Corona als Treiber für Personalnotstand im Gesundheitswesen
Die Personalsituation in Gesundheitsberufen war allerdings schon vor der weltweiten Seuche angespannt und die Stimmung bei den Bediensteten mehr schlecht als recht. Die Probleme, welche im Zusammenhang mit der COVID-19-Pandemie aufgetreten sind, würden nur noch zusätzlich obendrauf kommen. Dies bestätigt auch der Vorsitzende der Bundesvertretung der Gesundheitsgewerkschaft Reinhard Waldhör im Gespräch mit PULS 24.
Die Gesundheitsgewerkschaft ist Teil der Gewerkschaft Öffentlicher Dienst (GÖD) sowie damit verbunden des Österreichischen Gewerkschaftsbunds (ÖGB). Die Gesundheitsgewerkschaft ist unter anderem für die Bediensteten in den Landeskrankenanstalten zuständig.
Corona als zusätzlicher Treiber
"Die Corona-Lage ist nur ein weiterer Baustein in einer generell sehr angespannten Personalsituation", so Waldhör. Es fehle an allen Ecken und Enden. "Der massive Aufbau von Überstunden in den letzten Jahren fordert die Mitarbeiterinnen und Mitarbeiter bis an ihre Grenzen."
Mit Minister Rauch erlebt Waldhör in seiner Position als Gewerkschaftschef inzwischen "seinen" achten Gesundheitsminister bzw. -ministerin (Alois Stöger und Pamela Rendi-Wagner von der SPÖ, Beate Hartinger-Klein von den Freiheitlichen, die beiden Parteilosen Walter Pöltner und Brigitte Zarfl sowie die Grünen Rudolf Anschober, Wolfgang Mückstein und Johannes Rauch). Mit jeden von ihnen hätte man über die Probleme im Gesundheitswesen gesprochen. Wirkliche wirksame Maßnahmen wurden laut dem Gewerkschafter erst mit der kürzlich auf den Weg gebrachten Pflegereform beschlossen. Allerdings würde diese erst "in einigen Jahren spürbar" sein und "zu Verbesserungen führen".
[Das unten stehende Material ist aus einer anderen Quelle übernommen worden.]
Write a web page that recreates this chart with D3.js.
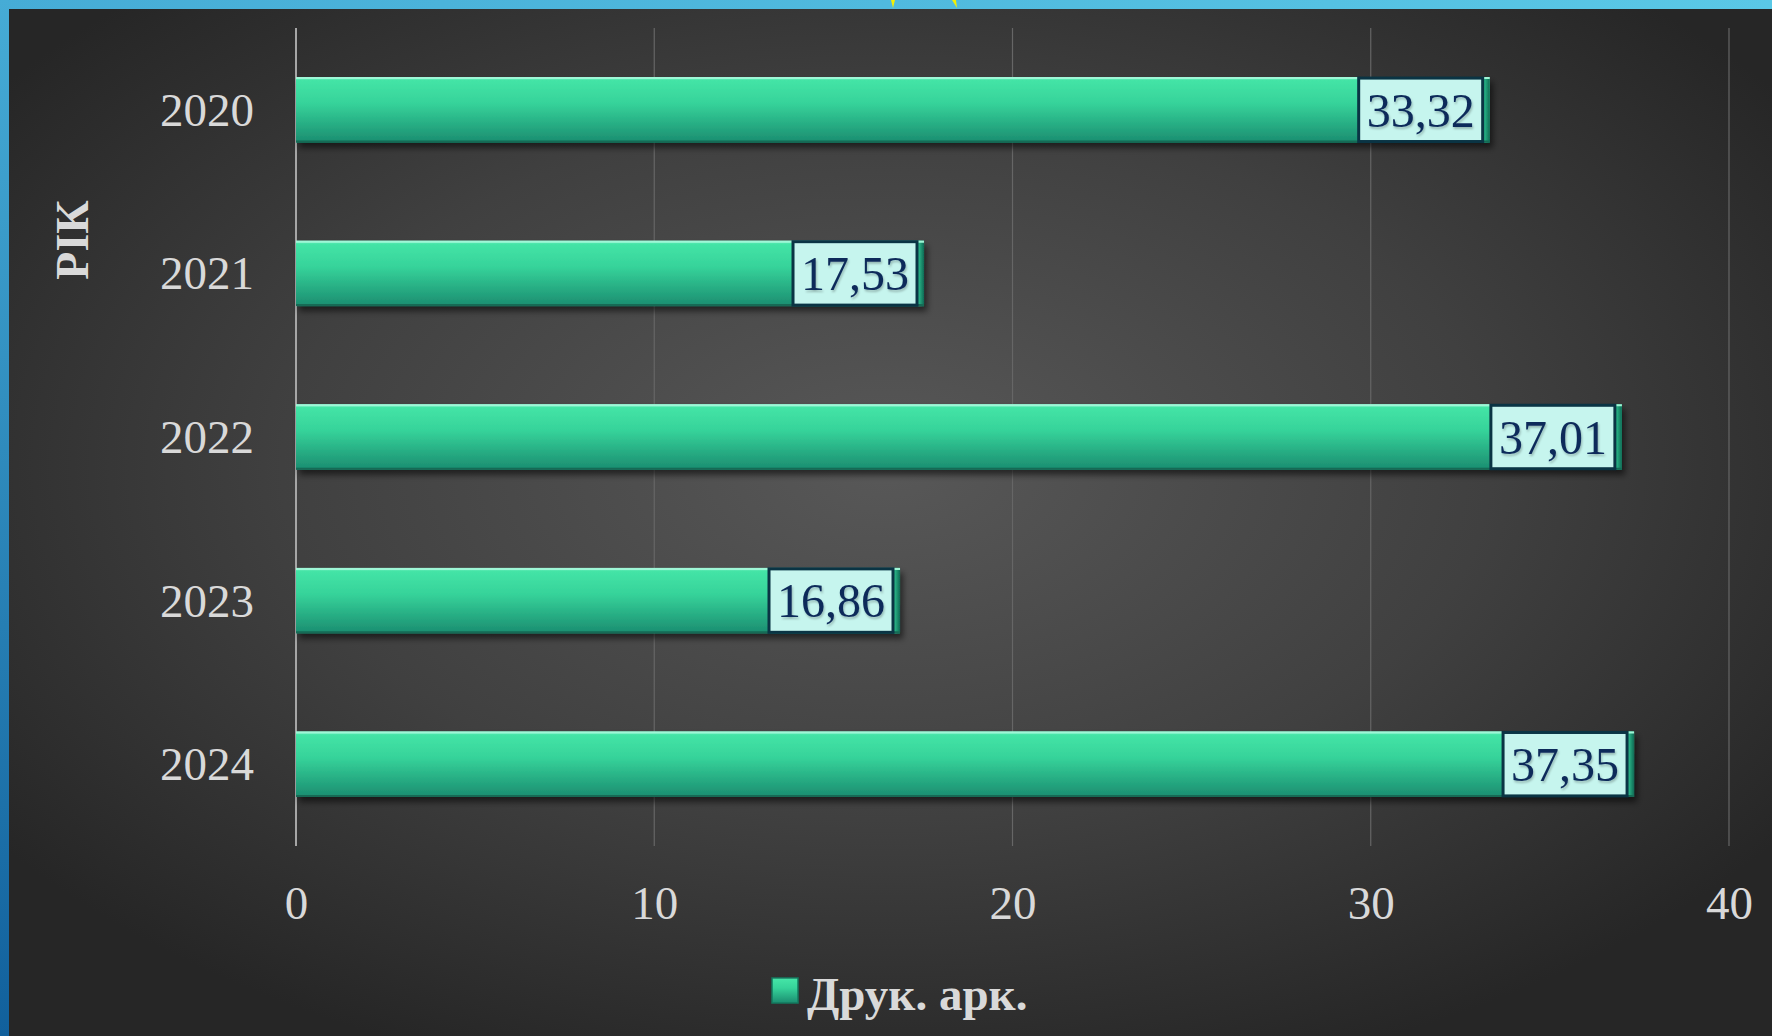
<!DOCTYPE html>
<html>
<head>
<meta charset="utf-8">
<script src="https://cdn.jsdelivr.net/npm/d3@7"></script>
<style>
  html, body { margin: 0; padding: 0; background: #2a2a2a; overflow: hidden; }
  svg { display: block; }
</style>
</head>
<body>
<svg id="chart" width="1772" height="1036"></svg>
<script>
const years = ["2020", "2021", "2022", "2023", "2024"];
const values = [33.32, 17.53, 37.01, 16.86, 37.35];
const xTicks = [0, 10, 20, 30, 40];
const seriesName = "Друк. арк.";
const axisTitle = "РІК";

(function () {
const W = 1772, H = 1036;
const svg = d3.select("#chart");
const defs = svg.append("defs");

const bg = defs.append("radialGradient").attr("id", "bg")
  .attr("cx", "50%").attr("cy", "45%").attr("r", "62%");
bg.append("stop").attr("offset", "0%").attr("stop-color", "#585858");
bg.append("stop").attr("offset", "55%").attr("stop-color", "#404040");
bg.append("stop").attr("offset", "100%").attr("stop-color", "#262626");

const topBlue = defs.append("linearGradient").attr("id", "topBlue")
  .attr("x1", "0").attr("x2", "1").attr("y1", "0").attr("y2", "0");
topBlue.append("stop").attr("offset", "0%").attr("stop-color", "#46acd6");
topBlue.append("stop").attr("offset", "100%").attr("stop-color", "#5ac8e6");

const leftBlue = defs.append("linearGradient").attr("id", "leftBlue")
  .attr("x1", "0").attr("x2", "0").attr("y1", "0").attr("y2", "1");
leftBlue.append("stop").attr("offset", "0%").attr("stop-color", "#46acd6");
leftBlue.append("stop").attr("offset", "100%").attr("stop-color", "#11609c");

const barGrad = defs.append("linearGradient").attr("id", "barGrad")
  .attr("x1", "0").attr("x2", "0").attr("y1", "0").attr("y2", "1");
barGrad.append("stop").attr("offset", "0%").attr("stop-color", "#8af5cf");
barGrad.append("stop").attr("offset", "5%").attr("stop-color", "#44e4a6");
barGrad.append("stop").attr("offset", "40%").attr("stop-color", "#36d39a");
barGrad.append("stop").attr("offset", "100%").attr("stop-color", "#1b8d70");

const endGrad = defs.append("linearGradient").attr("id", "endGrad")
  .attr("x1", "0").attr("x2", "1").attr("y1", "0").attr("y2", "0");
endGrad.append("stop").attr("offset", "0%").attr("stop-color", "#2cc08e");
endGrad.append("stop").attr("offset", "100%").attr("stop-color", "#0f6a55");

const shadow = defs.append("filter").attr("id", "shadow")
  .attr("x", "-5%").attr("y", "-30%").attr("width", "110%").attr("height", "170%");
shadow.append("feDropShadow").attr("dx", 3).attr("dy", 5).attr("stdDeviation", 3)
  .attr("flood-color", "#000").attr("flood-opacity", 0.55);

const txtShadow = defs.append("filter").attr("id", "txtShadow");
txtShadow.append("feDropShadow").attr("dx", 1).attr("dy", 2).attr("stdDeviation", 1)
  .attr("flood-color", "#000").attr("flood-opacity", 0.25);

svg.append("rect").attr("width", W).attr("height", H).attr("fill", "url(#bg)");
svg.append("rect").attr("x", 0).attr("y", 0).attr("width", W).attr("height", 9).attr("fill", "url(#topBlue)");
svg.append("rect").attr("x", 0).attr("y", 0).attr("width", 9).attr("height", H).attr("fill", "url(#leftBlue)");
svg.append("path").attr("d", "M891,0 L895,0 L893,8 Z").attr("fill", "#f4f000");
svg.append("path").attr("d", "M952,0 L956,0 L957,8 Z").attr("fill", "#f4f000");

const yTop = 28, yBottom = 846, xLeft = 296, xRight = 1729;
const x = d3.scaleLinear().domain([0, 40]).range([xLeft, xRight]);
const y = d3.scaleBand().domain(years).range([yTop, yBottom]).paddingInner(0.6).paddingOuter(0.3);

svg.append("g").selectAll("line").data(xTicks.filter(d => d !== 0)).join("line")
  .attr("x1", d => x(d)).attr("x2", d => x(d))
  .attr("y1", yTop).attr("y2", yBottom)
  .attr("stroke", "#666").attr("stroke-width", 1.2);

svg.append("line").attr("x1", x(0)).attr("x2", x(0)).attr("y1", yTop).attr("y2", yBottom)
  .attr("stroke", "#a6a6a6").attr("stroke-width", 2);

const xAxis = svg.append("g").attr("transform", `translate(0,${yBottom})`)
  .call(d3.axisBottom(x).tickValues(xTicks).tickSize(0).tickPadding(40).tickFormat(d3.format("d")));
xAxis.select(".domain").remove();
xAxis.selectAll("text").attr("fill", "#d9d9d9")
  .style("font-family", "'Liberation Serif','Times New Roman',serif").style("font-size", "47px");

const yAxis = svg.append("g").attr("transform", `translate(${xLeft},0)`)
  .call(d3.axisLeft(y).tickSize(0).tickPadding(42));
yAxis.select(".domain").remove();
yAxis.selectAll("text").attr("fill", "#d9d9d9").attr("dy", "0.34em")
  .style("font-family", "'Liberation Serif','Times New Roman',serif").style("font-size", "47px");

svg.append("text").attr("transform", "translate(88,240) rotate(-90)")
  .attr("text-anchor", "middle").attr("fill", "#d9d9d9")
  .style("font-family", "'Liberation Serif','Times New Roman',serif")
  .style("font-size", "46px").style("font-weight", "bold").text(axisTitle);

const data = years.map((yr, i) => ({ yr, v: values[i] }));
const bars = svg.append("g").selectAll("g").data(data).join("g").attr("filter", "url(#shadow)");
bars.append("rect")
  .attr("x", x(0)).attr("y", d => y(d.yr))
  .attr("width", d => x(d.v) - x(0)).attr("height", y.bandwidth())
  .attr("fill", "url(#barGrad)");
bars.append("rect")
  .attr("x", d => x(d.v) - 6).attr("y", d => y(d.yr))
  .attr("width", 6).attr("height", y.bandwidth())
  .attr("fill", "url(#endGrad)");
bars.append("line")
  .attr("x1", x(0)).attr("x2", d => x(d.v)).attr("y1", d => y(d.yr) + 1).attr("y2", d => y(d.yr) + 1)
  .attr("stroke", "#9ff7d7").attr("stroke-width", 2);
bars.append("line")
  .attr("x1", x(0)).attr("x2", d => x(d.v)).attr("y1", d => y(d.yr) + y.bandwidth() - 1).attr("y2", d => y(d.yr) + y.bandwidth() - 1)
  .attr("stroke", "#136a54").attr("stroke-width", 2);

const boxW = 124;
const labels = svg.append("g").selectAll("g").data(data).join("g");
labels.append("rect")
  .attr("x", d => x(d.v) - 7 - boxW).attr("y", d => y(d.yr) + 1)
  .attr("width", boxW).attr("height", y.bandwidth() - 2)
  .attr("fill", "#c6f5ee").attr("stroke", "#0a3444").attr("stroke-width", 3);
labels.append("text")
  .attr("x", d => x(d.v) - 7 - boxW / 2).attr("y", d => y(d.yr) + y.bandwidth() / 2)
  .attr("dy", "0.35em").attr("text-anchor", "middle")
  .attr("fill", "#0c2b5a").attr("filter", "url(#txtShadow)")
  .style("font-family", "'Liberation Serif','Times New Roman',serif").style("font-size", "48px")
  .text(d => d.v.toFixed(2).replace(".", ","));

const lg = svg.append("g");
lg.append("rect").attr("x", 772).attr("y", 978).attr("width", 26).attr("height", 25)
  .attr("fill", "url(#barGrad)").attr("stroke", "#137a5f").attr("stroke-width", 1.5);
lg.append("text").attr("x", 807).attr("y", 1010).attr("fill", "#d9d9d9")
  .style("font-family", "'Liberation Serif','Times New Roman',serif")
  .style("font-size", "47px").style("font-weight", "bold").text(seriesName);
})();
</script>
</body>
</html>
Schnelle Entlastung - Fehlanzeige
Aktuelle Maßnahmen zur "raschen Entlastung" waren hier allerdings auch nicht dabei. Waldhör gesteht jedoch zu, dass dies ein schwieriges und komplexes Unterfangen sei. Kurzfristige Maßnahmen würden oft nicht funktionieren – dies geschehe "auf den Rücken der Pflegekräfte".
Auch die Gewerkschaft vida – welche sich unter anderem für Pflegekräfte im nicht-öffentlichen Bereich zuständig zeigt – schlägt in eine ähnliche Kerbe: "Keine einzige Maßnahme der Regierung seit Ausbruch von Corona und natürlich auch nicht davor zielt auf mehr Personal ab. Es fehlt nach wie vor ein Personalschlüssel. Nur dieser schützt Menschen. Dass bis 2030 an die 80.000 Pflegekräfte fehlen, wird von der Bundesregierung völlig ignoriert."
Waldhör von der Gesundheitsgewerkschaft möchte allerdings auch erwähnen, dass sich aufgrund der Personalsituation der Arbeitsmarkt in eine Art "Fußballtransfermarkt" verwandelt hätte. Arbeitnehmer:innen hätten deutlich mehr Auswahl, was offene Stellen und Einrichtungen betreffe. Außerdem gäbe es regelmäßig "Abwerbeversuche", um qualifiziertes Personal zu bekommen.
Schwarze Schafe sind "Einzelfälle"
Die meisten Anstalten würden auch versuchen, so gut es geht die gesetzlichen Ruhezeiten "genau einzuplanen" und die Mitarbeiter:innen bei Laune zu behalten. Allerdings seien "wirklich notwendige Erholungsphasen" schon lange nicht mehr möglich. Kleinere und größere Krankheitswellen im Personal sowie die klassischen Urlaubszeiten würden auch ohne Corona zu noch mehr Druck als ohnehin führen.
Gelegentlich gebe es auch "Einzelfälle", in denen Mitarbeiter:innen von Führungskräften aus Urlauben zurückgeholt wurden, oder eine Art "freiwilliger Bereitschaftsdienst" eingefordert wurde, bei welchem die Betroffenen "nirgendwo" hin durften. Diese wurden aber, sobald sie gemeldet wurden, wieder abgeschafft.
Zusammenfassung
- In den österreichischen Krankenanstalten hat sich nach zweieinhalb Jahren Pandemie eine gewisse Routine und Apathie eingestellt.
- Die Stimmung und Kraft des Personals ist jedoch am Boden.